L’institut de recherches WSL examine déjà depuis plus de 50 ans des possibilités de promouvoir l’arole dans les forêts de montagne. De nombreux reboisements ont été réalisés dans ce but et suivis scientifiquement pendant des décennies. Mais lorsque c’est possible, l’arole devrait toujours être rajeuni naturellement, même si cela prend des décennies. Pour atteindre cet objectif, un rôle décisif revient aux microstations.

La plantation ne devrait s’effectuer que sur des microstations bien choisies et par petits groupes (trois à cinq aroles). Les microstations favorables sont les endroits surélevés et les environs de vieilles souches ou de troncs au sol abattus en travers de la pente. Durant les vingt premières années, les aroles sont sensibles aux attaques de champignons (surtout au chancre scléroderrien dû à Gremmeniella), qui se répand lorsque la couche neigeuse perdure. Ce phénomène a été bien observé dans les reboisements d’altitude au Stillberg près de Davos (canton des Grisons): victimes du champignon Gremmeniella mentionné ci-dessus, la quasi-totalité des aroles y ont dépéri dans les cuvettes et entre les ouvrages paravalanches, où la durée d’enneigement est élevée. Les aroles plantés sont prisés par les ongulés sauvages, qui causent des dégâts de frottis, d’estocade et d’abroutissement (fig. 7). La pression du gibier est surtout extrêmement forte dans les zones sans vieux arbres. Pour cette raison, un reboisement sans mesures de protection n’a guère de chance de succès.

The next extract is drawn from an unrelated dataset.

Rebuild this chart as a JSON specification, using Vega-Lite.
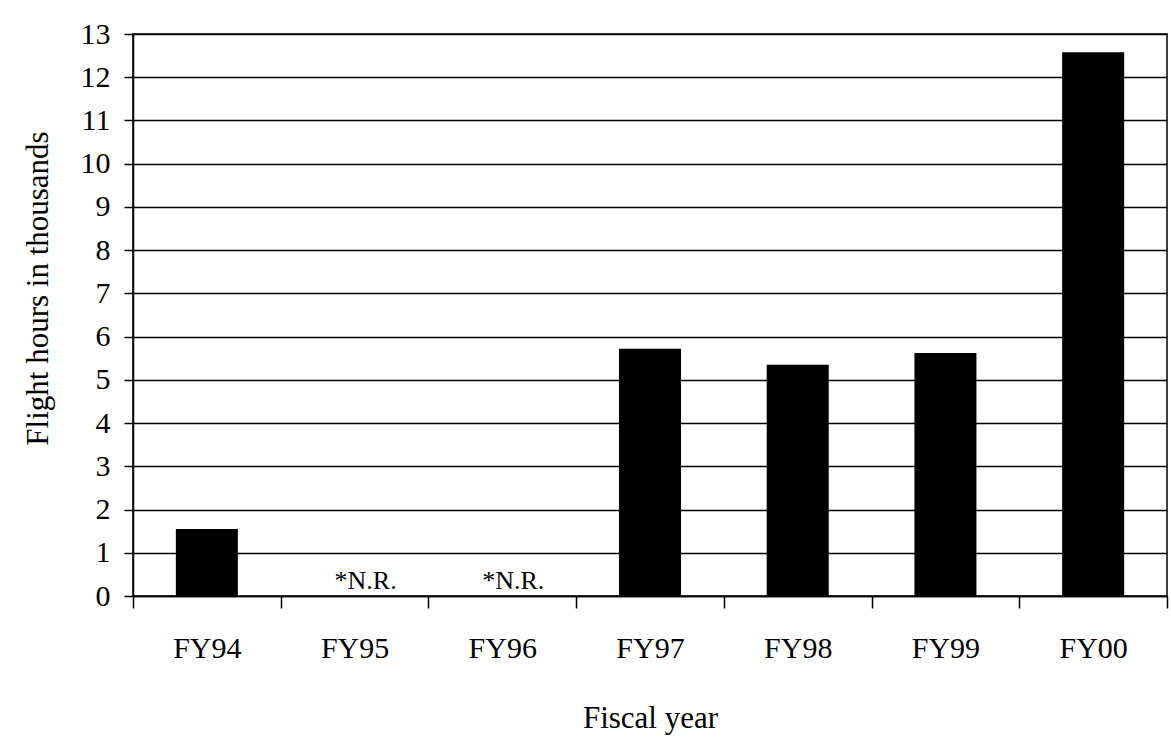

L’arole et le changement climatique

La rapidité du changement climatique pose toutefois des défis. Une étude de cas réalisée dans l’Averstal (canton des Grisons) révèle que les aroles situés à basse altitude poussent moins bien depuis les années 1980. C’est l’inverse qui se passe avec le mélèze, qui semble profiter du réchauffement climatique (fig. 8). L’arole, de longévité élevée, ne peut se déplacer que lentement vers le haut en réaction à la pression concurrentielle d’autres espèces d’arbres qui gagnent en altitude.

Perspectives d’avenir

Les décennies à venir sont porteuses d’un large éventail de changements environnementaux: températures plus chaudes, tendanciellement moins de précipitations et des périodes de sécheresse plus longues. Il faut ainsi admettre que les étages de végétation se déplacent vers le haut, et avec eux l’habitat de l’arole. Cette essence n’a pas la partie facile: elle n’est guère concurrentielle envers les essences qui se propagent depuis le bas, et elle pousse plus lentement. En outre, l’arole ne se propage vers le haut pratiquement que grâce au cassenoix (fig. 9), alors que celui-ci creuse ses cachettes principalement dans les forêts existantes. En plus, au-dessus de la limite supérieure de la forêt, la couche d’humus brut fait généralement défaut, et avec elle les conditions de germination et d’établissement. 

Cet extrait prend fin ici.